When, on the contrary, social conditions differ but little, the slightest privileges are of some importance; as every man sees around himself a million of people enjoying precisely similar or analogous advantages, his pride becomes craving and jealous, he clings to mere trifles, and doggedly defends them. In democracies, as the conditions of life are very fluctuating, men have almost always recently acquired the advantages which they possess; the consequence is that they feel extreme pleasure in exhibiting them, to show others and convince themselves that they really enjoy them. As at any instant these same advantages may be lost, their possessors are constantly on the alert, and make a point of showing that they still retain them.
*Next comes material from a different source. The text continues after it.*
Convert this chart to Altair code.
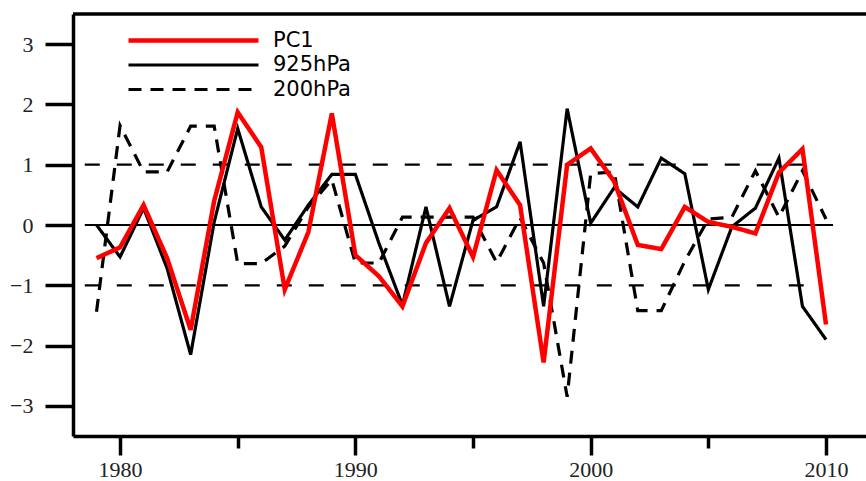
import altair as alt
import pandas as pd

# ---- data ----
years = [1979, 1980, 1981, 1982, 1983, 1984, 1985, 1986, 1987, 1988,
         1989, 1990, 1991, 1992, 1993, 1994, 1995, 1996, 1997, 1998,
         1999, 2000, 2001, 2002, 2003, 2004, 2005, 2006, 2007, 2008,
         2009, 2010]

pc1 = [-0.55, -0.37, 0.33, -0.55, -1.74, 0.40, 1.87, 1.29, -1.07, -0.12,
       1.85, -0.50, -0.85, -1.35, -0.30, 0.28, -0.53, 0.91, 0.33, -2.28,
       1.00, 1.27, 0.72, -0.33, -0.40, 0.30, 0.05, -0.03, -0.14, 0.87,
       1.26, -1.65]

hpa925 = [0.00, -0.53, 0.28, -0.72, -2.15, 0.05, 1.60, 0.30, -0.25, 0.33,
          0.84, 0.84, -0.30, -1.33, 0.30, -1.35, 0.08, 0.30, 1.38, -1.35,
          1.93, 0.03, 0.62, 0.30, 1.11, 0.85, -1.07, -0.03, 0.28, 1.11,
          -1.35, -1.90]

hpa200 = [-1.44, 1.65, 0.88, 0.88, 1.64, 1.64, -0.64, -0.64, -0.35, 0.30,
          0.75, -0.63, -0.63, 0.13, 0.13, 0.13, 0.13, -0.62, 0.12, -0.63,
          -2.85, 0.85, 0.88, -1.42, -1.42, -0.60, 0.10, 0.13, 0.90, 0.13,
          0.90, 0.10]

series_names = ["PC1", "925hPa", "200hPa"]
series_colors = ["#ff0000", "#000000", "#000000"]
series_dash = [[1, 0], [1, 0], [13, 9]]
series_widths = [4.5, 3.2, 3.2]

x_ticks = [1980, 1985, 1990, 1995, 2000, 2005, 2010]
y_ticks = [-3, -2, -1, 0, 1, 2, 3]
x_domain = [1978, 2011.7]
y_domain = [-3.5, 3.5]

zero_y = [0]
zero_start = [1978.5]
zero_end = [2010.3]

band_y = [1, -1]
band_start = [1978.5, 1978.5]
band_end = [2009.65, 2009.65]

frame_top_y = [3.5]

AXIS_FONT = "Liberation Serif"
AXIS_SIZE = 22

# ---- tables ----
rows = []
for name, vals in [("200hPa", hpa200), ("925hPa", hpa925), ("PC1", pc1)]:
    for yr, v in zip(years, vals):
        rows.append({"year": yr, "value": v, "series": name})
df = pd.DataFrame(rows)

zero_df = pd.DataFrame({"y": zero_y, "x": zero_start, "x2": zero_end})
band_df = pd.DataFrame({"y": band_y, "x": band_start, "x2": band_end})
top_df = pd.DataFrame({"y": frame_top_y, "x": [x_domain[0]], "x2": [x_domain[1]]})

x_scale = alt.Scale(domain=x_domain, nice=False, zero=False)
y_scale = alt.Scale(domain=y_domain, nice=False, zero=False)

x_axis = alt.Axis(
    values=x_ticks, format="d",
    labelExpr="datum.value % 10 == 0 ? datum.label : ''",
    tickSize={"condition": {"test": "datum.value % 10 == 0", "value": 19}, "value": 12},
    tickWidth=3.5, tickColor="black",
    domainColor="black", domainWidth=3.5,
    labelFont=AXIS_FONT, labelFontSize=AXIS_SIZE, labelColor="#222222",
    labelPadding=4, grid=False, title=None,
    labelFlush=False, labelOverlap=False,
)
y_axis = alt.Axis(
    values=y_ticks, tickSize=28, tickWidth=3.5, tickColor="black",
    domainColor="black", domainWidth=3.5,
    labelFont=AXIS_FONT, labelFontSize=AXIS_SIZE, labelColor="#222222",
    labelPadding=12, grid=False, title=None, labelFlush=False,
)

band = alt.Chart(band_df).mark_rule(color="black", strokeWidth=2.3, strokeDash=[15, 17]).encode(
    x=alt.X("x:Q", scale=x_scale, axis=x_axis),
    x2="x2:Q",
    y=alt.Y("y:Q", scale=y_scale, axis=y_axis),
)
zero = alt.Chart(zero_df).mark_rule(color="black", strokeWidth=1.8).encode(
    x=alt.X("x:Q", scale=x_scale, axis=x_axis),
    x2="x2:Q",
    y=alt.Y("y:Q", scale=y_scale, axis=y_axis),
)
top = alt.Chart(top_df).mark_rule(color="black", strokeWidth=3.5).encode(
    x=alt.X("x:Q", scale=x_scale, axis=x_axis),
    x2="x2:Q",
    y=alt.Y("y:Q", scale=y_scale, axis=y_axis),
)

legend = alt.Legend(
    title=None, orient="none", legendX=53, legendY=16, padding=0,
    symbolType="stroke", symbolSize=16900, clipHeight=21, rowPadding=2.5,
    labelOffset=12, labelFont="DejaVu Sans", labelFontSize=21, labelColor="black",
)

lines = alt.Chart(df).mark_line(strokeJoin="miter", strokeCap="butt").encode(
    x=alt.X("year:Q", scale=x_scale, axis=x_axis),
    y=alt.Y("value:Q", scale=y_scale, axis=y_axis),
    color=alt.Color("series:N", scale=alt.Scale(domain=series_names, range=series_colors), legend=legend),
    strokeDash=alt.StrokeDash("series:N", scale=alt.Scale(domain=series_names, range=series_dash), legend=legend),
    strokeWidth=alt.StrokeWidth("series:N", scale=alt.Scale(type="ordinal", domain=series_names, range=series_widths), legend=legend),
)

chart = alt.layer(band, zero, top, lines).properties(
    width=793, height=422,
    autosize=alt.AutoSizeParams(type="none"),
    padding={"left": 73, "top": 14, "right": 0, "bottom": 45},
    background="white",
).configure_view(
    stroke=None
).configure_axis(
    labelFont=AXIS_FONT, labelFontSize=AXIS_SIZE, labelColor="#222222"
)

chart.save("out.html", embed_options={"renderer": "svg", "actions": False})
Men living in democracies love their country just as they love themselves, and they transfer the habits of their private vanity to their vanity as a nation. The restless and insatiable vanity of a democratic people originates so entirely in the equality and precariousness of social conditions, that the members of the haughtiest nobility display the very same passion in those lesser portions of their existence in which there is anything fluctuating or contested. An aristocratic class always differs greatly from the other classes of the nation, by the extent and perpetuity of its privileges; but it often happens that the only differences between the members who belong to it consist in small transient advantages, which may any day be lost or acquired. The members of a powerful aristocracy, collected in a capital or a court, have been known to contest with virulence those frivolous privileges which depend on the caprice of fashion or the will of their master. These persons then displayed towards each other precisely the same puerile jealousies which animate the men of democracies, the same eagerness to snatch the smallest advantages which their equals contested, and the same desire to parade ostentatiously those of which they were in possession. If national pride ever entered into the minds of courtiers, I do not question that they would display it in the same manner as the members of a democratic community.